Tax Planning and Advisory
Our Tax planning happens throughout the year as well as year-end:
Whether you provide us with your data or we prepare the financials, we periodically assess and analyze the information presented to us and prepare suggestions and strategies to optimize your taxes.
After receiving and analyzing the relevant information, a virtual meeting will be scheduled. During this meeting, we will review your financial situation based on your personal circumstances and/or life changes and discuss potential items that can reduce your tax liability. This meeting gives us the chance to discuss undiscovered income exemptions and additional deductions.
Changes in tax laws are also examined and could be applied to your situation.
Some things that can impact your tax liability, both as a business entity and an individual:
Selecting the right business type (such as Sole Proprietorship, LLC, S-Corporation, Partnership or C-Corporation) for your business can have major tax implications. A business type is your company's legal structure, while a tax return (1120, 1120S, 1065, 1040) is a form used to report income and file taxes. Selecting the appropriate tax return depending on your business type is pivotal.
Major life events such as marriage, divorce, birth of a child, or death of a family member can have tax implications. We’ll consider how these changes may affect your filing status, deductions, credits, and other tax-related matters.
Other Tax Planning considerations:
Charitable contributions, Sec 179 and bonus depreciation for business asset purchases, sale of personal/rental property, HSA, retirement planning such as Roth or traditional accounts, capital gains instead of ordinary income, qualified business income deduction to name a few.
Reach out to us and we will explore all options to maximize your tax savings.
Some key elements of the One Big Beautiful Bill Act
The OBBBA restores full 100% bonus depreciation, which had been scheduled to phase down to 40% in 2025. Businesses can now immediately deduct the entire cost of qualifying assets—such as equipment, machinery, vehicles, and certain building improvements—placed in service after January 19, 2025. A temporary incentive also applies for qualified production property, allowing full bonus depreciation on newly built nonresidential facilities used for manufacturing and production.

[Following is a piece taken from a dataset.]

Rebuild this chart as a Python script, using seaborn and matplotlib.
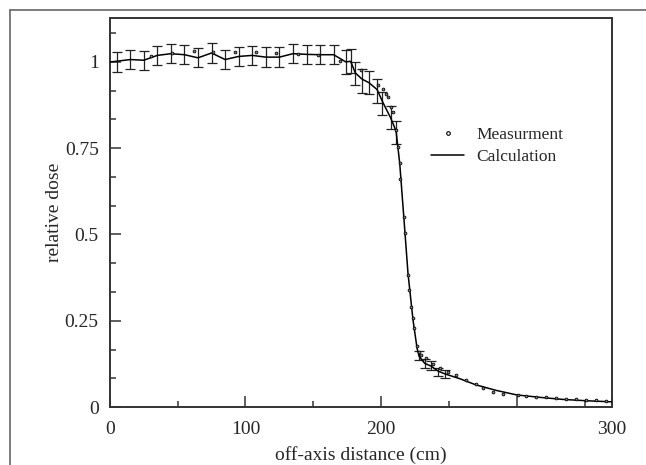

The maximum Section 179 deduction increases to $2.5 million, with the benefit phasing out once total purchases exceed $4 million. This provision continues to allow businesses to fully deduct the cost of qualifying equipment and certain property in the year placed in service.
Permanent 20% Qualified Business Income (QBI) Deduction for Pass-Through Entities. The OBBBA makes the 20% Qualified Business Income (QBI) deduction permanent for owners of pass-through entities, including sole proprietorships, partnerships, S corporations, and certain trusts and estates.
Taxpayers may deduct up to $10,000 in interest paid on auto loans for U.S.-assembled passenger vehicles. The deduction phases out above $100,000 in MAGI (single) or $200,000 in MAGI (joint).
The SALT deduction cap increases to $40,000 ($20,000 for married filing separately) for most taxpayers, with a phasedown for Modified adjusted gross income (MAGI) above $500,000 ($250,000 MFS). The cap and thresholds are adjusted for inflation through 2029, after which they revert to $10,000 in 2030. The pass-through entity tax (PTET) workaround remains available.
No Tax on Tips, No Tax on Overtime and deduction for seniors.
Budgeting and Forecasting:
A well-managed budget helps a business stay on track, anticipate challenges, and identify opportunities.
Regularly track and update your budget based on changing conditions.
Keep a balance between cost control and investments that will drive growth.
Understand Your Business Financials
Know your revenue: Track all income streams, including sales, investments, or other sources of revenue.
Understand your costs: Break down fixed and variable costs (e.g., rent, utilities, raw materials, labor).
Margins and profitability: Monitor your gross and net profit margins to ensure your business remains profitable.
Set Clear Business Goals
Short-term goals: Increasing sales, launching new products, improving cash flow.
Long-term goals: Expanding the business, increasing market share, or achieving financial sustainability.
Set specific, measurable goals tied to revenue growth, cost reduction, or investment in the future.
Monitor and Adjust Regularly
Quarterly reviews: Regularly review your business budget to ensure it’s still aligned with goals and any changes in your business.
Analyze variances: If you’re consistently over or under budget in certain areas, investigate why and make adjustments.
Be flexible: Business conditions change, and your budget needs to be adaptable to new opportunities or challenges.
Set up a monitoring system
Use accounting software or financial dashboards to track your budget in real time.
Monitor key financial metrics (gross margin, operating expenses, net income) to spot trends, areas of concern, or unexpected costs.
Regularly compare actual performance to budgeted projections, and adjust as necessary.